The United States has stepped up economic pressure on Cuba after President Donald Trump signed a new executive order directing federal agencies to prepare tariffs on countries that continue supplying oil to the island. While no tariffs take effect immediately, the order creates a legal pathway for future trade penalties against foreign governments and businesses involved in Cuba’s energy supply.
The announcement comes as Cuba faces a severe fuel shortage that has already triggered widespread power cuts, transport disruptions and growing strain on public services. Any reduction in imported fuel could further weaken the country’s electricity system and deepen an already difficult economic situation.
What the new U.S. order means
Rather than announcing immediate tariff rates or identifying specific countries, the executive order instructs U.S. agencies to develop a framework that could impose trade penalties on nations supplying oil to Cuba directly or indirectly. The flexible approach allows Washington to adjust enforcement depending on diplomatic developments and compliance.
Although the policy does not immediately change existing trade rules, it introduces uncertainty for energy exporters, shipping companies, insurers and commodity traders that handle Cuba-related oil shipments. Businesses with exposure to both U.S. markets and Cuban trade may choose to reassess future contracts while waiting for detailed guidance.
Why Cuba’s energy crisis is in focus
Cuba depends heavily on imported fuel to generate electricity and operate transportation, water systems and healthcare services. Recent fuel shortages have already led to recurring nationwide blackouts and fuel rationing, affecting millions of residents and slowing economic activity.
Energy analysts say any interruption to remaining oil shipments could significantly worsen the country’s power shortages. Additional supply disruptions would likely place more pressure on electricity generation and other essential infrastructure.
For background on how declining fuel imports have affected the island in recent months, see our report on Cuba’s oil crisis and Russian fuel shipments.
Different reactions from Havana and Washington
Cuban officials have criticized the executive order, arguing that restricting fuel supplies will place additional hardship on ordinary citizens who are already coping with inflation, shortages and frequent power outages.

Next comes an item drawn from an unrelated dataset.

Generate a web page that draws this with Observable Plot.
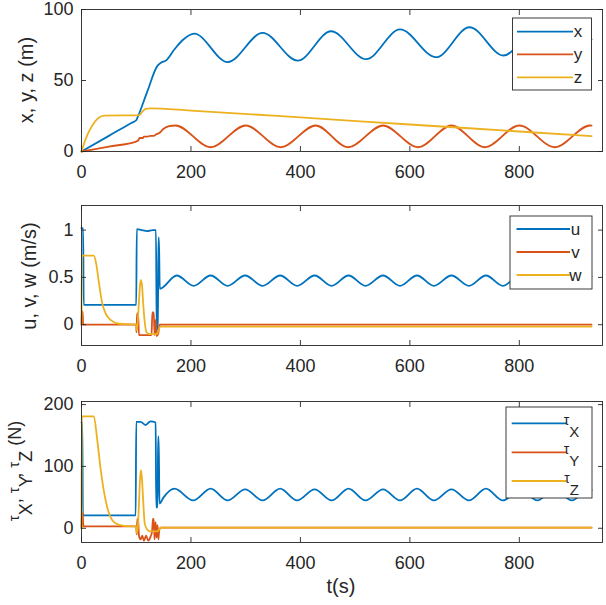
<!DOCTYPE html>
<html>
<head>
<meta charset="utf-8">
<script src="https://cdn.jsdelivr.net/npm/d3@7"></script>
<script src="https://cdn.jsdelivr.net/npm/@observablehq/plot@0.6"></script>
<style>
  body { margin: 0; background: white; }
  svg { display: block; }
</style>
</head>
<body>
<div id="chart"></div>
<script>
// ---- data (t in s, value) ----
const xTicks = [0, 200, 400, 600, 800];
const colors = ["#0072BD", "#D95319", "#EDB120"];

// Panel 1: positions (m)
const posX = [[0,0],[50,11],[92,20.3],[100,22],[103,24.5],[120,42],[139,60.5],[145,62.5],[154,64],[170,72],[185,78.5],[206,83],[267,63],[331,83.5],[395,64],[456,84.7],[520,65],[582,86],[648,66.4],[709,87.5],[771,67.6],[835,88.5],[897,68.5],[932,79]];
const posY = [[0,0],[50,3.5],[100,7],[104,8],[106,9.5],[112,9.5],[114,10.5],[120,10.5],[126,11],[132,11],[136,12],[142,13],[150,16],[160,17.8],[172,18.3],[236,3],[300,18.3],[364,3],[428,18.3],[487,3],[551,18.3],[615,3],[676,18.3],[737,3],[800,18.3],[865,3],[929,18.3],[932,18.2]];
const posZ = [[0,0],[5,6],[10,11],[15,15],[20,18.5],[29,23],[41,25.3],[105,25.5],[111,28],[117,30],[125,30.4],[200,28.8],[400,24],[600,19],[800,14.1],[932,10.8]];
const yTicks1 = [0, 50, 100];
const names1 = ["x", "y", "z"];

// Panel 2: velocities (m/s)
const velU = [[0,1.02],[3,1.02],[4,0.21],[100,0.21],[101,1.01],[110,1.0],[120,0.99],[130,1.0],[136,1.0],[137.5,-0.1],[139.5,-0.1],[140.5,0.92],[141.5,0.92],[143,0.38],[174,0.52],[205,0.41],[236,0.52],[267,0.41],[299,0.52],[331,0.41],[363,0.52],[394,0.41],[426,0.52],[457,0.41],[488,0.52],[519,0.41],[551,0.52],[582,0.41],[613,0.52],[644,0.41],[676,0.52],[708,0.41],[739,0.52],[770,0.41],[801,0.52],[833,0.41],[864,0.52],[896,0.41],[927,0.52],[932,0.51]];
const velV = [[0,0],[0.5,0.14],[2,0.14],[3,0],[100,0],[100.5,-0.08],[101.5,0.12],[103.5,0.12],[105,-0.11],[128,-0.11],[129.5,0.13],[132,0.13],[133.5,-0.11],[135.5,0.05],[137,-0.12],[140,-0.1],[143,0],[932,0]];
const velW = [[0,0],[0.5,0.73],[22.5,0.73],[27,0.64],[31.7,0.45],[37.7,0.23],[44,0.12],[53,0.05],[68,0.01],[100,0],[101,-0.06],[103,0.05],[105,0.25],[107,0.42],[108.5,0.47],[110.5,0.42],[113,0.2],[115.5,0.03],[119,-0.08],[125,-0.1],[138,-0.1],[141,-0.05],[144,-0.02],[932,-0.02]];
const yTicks2 = [0, 0.5, 1];
const names2 = ["u", "v", "w"];

// Panel 3: forces (N)
const tauX = [[0,171],[1.5,171],[2.5,21],[99,21],[100,172],[108,172],[117,167],[126,173],[135.5,171],[136.5,34],[139,34],[140,148],[141,148],[142.5,40],[150,50],[170,64],[204,45],[236,64],[267,45],[299,63],[331,45],[363,64],[394,45],[426,63],[457,45],[488,64],[519,45],[551,63],[582,45],[613,64],[644,45],[676,63],[708,45],[739,64],[770,45],[801,63],[833,45],[864,64],[896,45],[927,63],[932,62]];
const tauY = [[0,0],[0.5,25],[2,25],[3.5,3],[100,3],[101,-10],[102,15],[103.5,15],[105,-12],[108,-18],[111,-12],[114,-20],[118,-12],[122,-20],[126,-14],[129,-5],[130.5,15],[132,15],[133.5,-18],[135.5,10],[137,-15],[139,5],[140.5,-18],[142,-3],[145,1],[932,1]];
const tauZ = [[0,0],[0.5,181],[22.5,181],[28.5,145],[34.8,97],[40.9,60],[47,34],[53,18],[62,8],[77,4],[100,3],[101,-8],[103,2],[105,40],[107,80],[108.5,94],[110.5,80],[113,40],[115.5,8],[120,-2],[125,-5],[138,-5],[142,-2],[145,1],[932,1]];
const yTicks3 = [0, 100, 200];
const names3 = ["X", "Y", "Z"];

// ---- drawing ----
const FONT = "'Liberation Sans', Arial, Helvetica, sans-serif";
const INK = "#262626";

function panel({height, marginTop, marginBottom, yDomain, yTicks, series}) {
  return Plot.plot({
    width: 606, height, marginLeft: 81, marginRight: 4, marginTop, marginBottom,
    x: {domain: [0, 952]},
    y: {domain: yDomain},
    style: {fontFamily: FONT, fontSize: "18px", color: INK, background: "white"},
    marks: [
      ...series.map((s, i) => Plot.line(s, {x: d => d[0], y: d => d[1], stroke: colors[i], strokeWidth: 1.8, curve: "monotone-x"})),
      Plot.frame({stroke: INK, strokeWidth: 0.9}),
      Plot.axisX({ticks: xTicks, tickSize: -5, tickPadding: 18.5, label: null, tickFormat: d => String(d), strokeWidth: 0.9}),
      Plot.axisX({anchor: "top", ticks: xTicks, tickSize: -5, tickFormat: () => "", label: null, strokeWidth: 0.9}),
      Plot.axisY({ticks: yTicks, tickSize: -5, tickPadding: 13, label: null, tickFormat: d => String(d), strokeWidth: 0.9}),
      Plot.axisY({anchor: "right", ticks: yTicks, tickSize: -5, tickFormat: () => "", label: null, strokeWidth: 0.9})
    ]
  });
}

function legend(svg, box, rows, lineX1, lineX2, textX, labelFn) {
  const g = d3.select(svg).append("g");
  g.append("rect").attr("x", box[0]).attr("y", box[1]).attr("width", box[2]).attr("height", box[3])
    .attr("fill", "white").attr("stroke", INK).attr("stroke-width", 0.9);
  rows.forEach((ry, i) => {
    g.append("line").attr("x1", lineX1).attr("x2", lineX2).attr("y1", ry).attr("y2", ry)
      .attr("stroke", colors[i]).attr("stroke-width", 1.8);
    labelFn(g, textX, ry, i);
  });
}

const root = document.getElementById("chart");

// Panel 1
const s1 = panel({height: 195, marginTop: 9, marginBottom: 44, yDomain: [0, 100], yTicks: yTicks1, series: [posX, posY, posZ]});
root.appendChild(s1);
d3.select(s1).append("text").attr("transform", "translate(33,80) rotate(-90)").attr("text-anchor", "middle")
  .attr("font-family", FONT).attr("font-size", 20).attr("fill", INK).text("x, y, z (m)");
legend(s1, [512.5, 18, 79, 72], [31.7, 54.3, 77.3], 517, 573, 578, (g, x, y, i) => {
  g.append("text").attr("x", x).attr("y", y + 5.5).attr("font-family", FONT).attr("font-size", 17).attr("fill", INK).text(names1[i]);
});

// Panel 2
const s2 = panel({height: 190, marginTop: 10, marginBottom: 40, yDomain: [-0.22, 1.26], yTicks: yTicks2, series: [velU, velV, velW]});
root.appendChild(s2);
d3.select(s2).append("text").attr("transform", "translate(36,81) rotate(-90)").attr("text-anchor", "middle")
  .attr("font-family", FONT).attr("font-size", 20).attr("fill", INK).text("u, v, w (m/s)");
legend(s2, [510, 21, 82, 73], [34, 57, 80], 516.5, 570, 575.5, (g, x, y, i) => {
  g.append("text").attr("x", x).attr("y", y + 6).attr("font-family", FONT).attr("font-size", 17).attr("fill", INK).text(names2[i]);
});

// Panel 3
const s3 = panel({height: 220, marginTop: 16, marginBottom: 63, yDomain: [-23, 205], yTicks: yTicks3, series: [tauX, tauY, tauZ]});
root.appendChild(s3);
{
  const t = d3.select(s3).append("text").attr("transform", "translate(21,86) rotate(-90)").attr("text-anchor", "middle")
    .attr("font-family", FONT).style("font-size", "18px").attr("fill", INK).style("white-space", "pre");
  names3.forEach((n, i) => {
    t.append("tspan").style("font-size", "15px").attr("dy", -2).text("τ");
    t.append("tspan").style("font-size", "18px").attr("dy", 13).text(n);
    t.append("tspan").style("font-size", "18px").attr("dy", -11).text(i < 2 ? ", " : " (N)");
  });
  d3.select(s3).append("text").attr("x", 341).attr("y", 208).attr("text-anchor", "middle")
    .attr("font-family", FONT).attr("font-size", 20).attr("fill", INK).text("t(s)");
}
legend(s3, [506, 22, 86, 91], [38.3, 67.3, 96], 511.7, 566.7, 571.5, (g, x, y, i) => {
  const t = g.append("text").attr("x", x).attr("y", y + 2).attr("font-family", FONT).attr("fill", INK);
  t.append("tspan").style("font-size", "14px").text("τ");
  t.append("tspan").style("font-size", "15px").attr("dy", 12).text(names3[i]);
});
</script>
</body>
</html>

The White House has defended the move as part of a broader strategy aimed at increasing pressure on the Cuban government. According to an official White House fact sheet, the administration views economic measures as one element of its wider foreign policy toward Havana and governments supporting it.
Possible effects on global energy trade
The executive order could have implications beyond Cuba. Energy exporters, shipping firms and insurers are closely watching how Washington defines the tariff rules, as any future enforcement may influence shipping routes, commercial agreements and regional oil trade.
Even before tariffs are introduced, the possibility of new trade restrictions may encourage some companies to reduce their involvement with Cuba-related cargoes to avoid future regulatory risks.
The next stage will depend on how quickly U.S. agencies finalize the tariff framework and whether major oil suppliers alter their export strategies. Those decisions could determine whether the executive order remains primarily a diplomatic warning or develops into a broader trade measure with significant consequences for Cuba’s energy security.